Hired by Deborah Szekely to work at Golden Door in 1972, Susie began as a fitness instructor, ran Golden Door at Sea aboard the QE2 in the 1980s, including two world cruises. Reflects Deborah, “Susie was one of Golden Door’s finest instructors at the very beginning of her career in spa and fitness, but I am most proud of her accomplishments in the years since. She is now a powerful voice for wellness in every arena—personal, political, and social. Her Global Wellness Institute and annual Global Wellness Summits are an opportunity for all of us in the spa world to stretch our boundaries beyond our own businesses and, yes, our own countries.

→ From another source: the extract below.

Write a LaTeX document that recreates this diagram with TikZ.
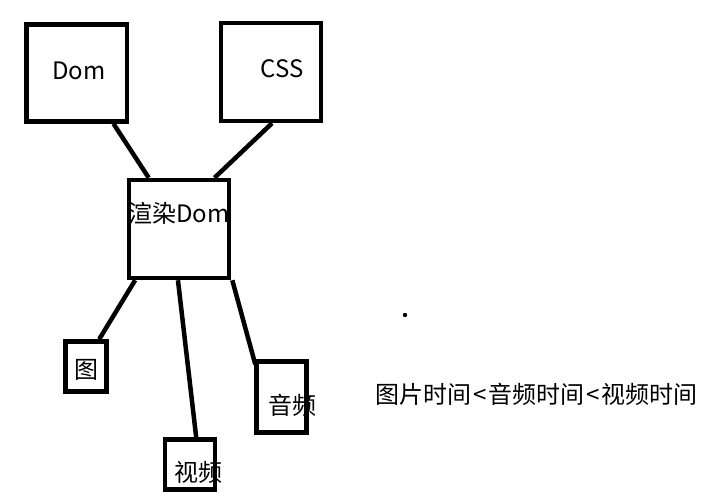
\documentclass[tikz,border=0pt]{standalone}
\usepackage{fontspec}
\setmainfont{Noto Sans CJK SC}
\usetikzlibrary{calc}
\tikzset{
  box/.style={draw=black, line width=4.5pt, inner sep=0pt, fill=none},
  lbl/.style={inner sep=0pt, font=\fontsize{24}{26}\selectfont, text=black},
  conn/.style={draw=black, line width=4.5pt}
}
\begin{document}
\begin{tikzpicture}[x=1pt,y=-1pt]
\useasboundingbox[fill=white] (0,0) rectangle (706,502);
% boxes
\node[box, minimum width=100.5pt, minimum height=97pt] (dom) at (76.75,73) {};
\node[box, minimum width=100pt, minimum height=98pt] (css) at (271,72) {};
\node[box, minimum width=100pt, minimum height=98pt] (render) at (179,229) {};
\node[box, minimum width=41pt, minimum height=50pt] (pic) at (86,366.5) {};
\node[box, minimum width=50pt, minimum height=50pt] (video) at (190,464.5) {};
\node[box, minimum width=50pt, minimum height=71pt] (audio) at (281.5,397) {};
% labels
\node[lbl] (domlbl) at (79,71) {Dom};
\node[lbl] (csslbl) at (282,69) {CSS};
\node[lbl] (renderlbl) at (179,213) {渲染Dom};
\node[lbl] (piclbl) at (86,370) {图};
\node[lbl] (videolbl) at (198,472) {视频};
\node[lbl] (audiolbl) at (292,405) {音频};
\node[lbl, anchor=west] (note) at (375,394) {图片时间\hspace{2pt}<\hspace{2pt}音频时间\hspace{2pt}<\hspace{2pt}视频时间};
% dot
\fill (405,315) circle (2.2pt);
\coordinate (dot) at (405,315);
% connectors
\draw[conn] ($(dom.south west)!0.85!(dom.south east)$) -- ($(render.north west)!0.21!(render.north east)$);
\draw[conn] ($(css.south west)!0.51!(css.south east)$) -- ($(render.north west)!0.84!(render.north east)$);
\draw[conn] ($(render.south west)!0.08!(render.south east)$) -- ($(pic.north west)!0.79!(pic.north east)$);
\draw[conn] ($(render.south west)!0.49!(render.south east)$) -- ($(video.north west)!0.62!(video.north east)+(0,3)$);
\draw[conn] ($(render.south west)!1.01!(render.south east)$) -- ($(audio.north west)+(1,5)$);
\end{tikzpicture}
\end{document}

We all look to Susie to help make the world a better place via the power of personal wellness.”
Born in Bloomington, Illinois, Susie attended UCLA to earn an MBA, and served on the California Governor’s Council on Physical Fitness, chaired by Arnold Schwarzenegger. Fate brought her future husband to the Door in 1983, during men’s week. Dating guests was not permitted, but Deborah made an exception for Susie to go out with Peter, and they married two years later.
Peter Ellis owned Autobytel, an internet marketing company for online car-buying. After successfully going public in 1999, he invested in Spafinder, Inc. The couple eventually moved to New York to manage the company. Since relocating to Miami, Susie adopted a new work model; the Internet allows her to work remotely and efficiently. The advisory board of the Global Wellness Summit “has enabled us to create a world-class Summit in a different part of the world every year,” Susie says.
While the spa industry is still a huge part of what the Summit is about, Susie Ellis sees a much broader role: Defining and growing the vast $4.5 trillion global wellness economy.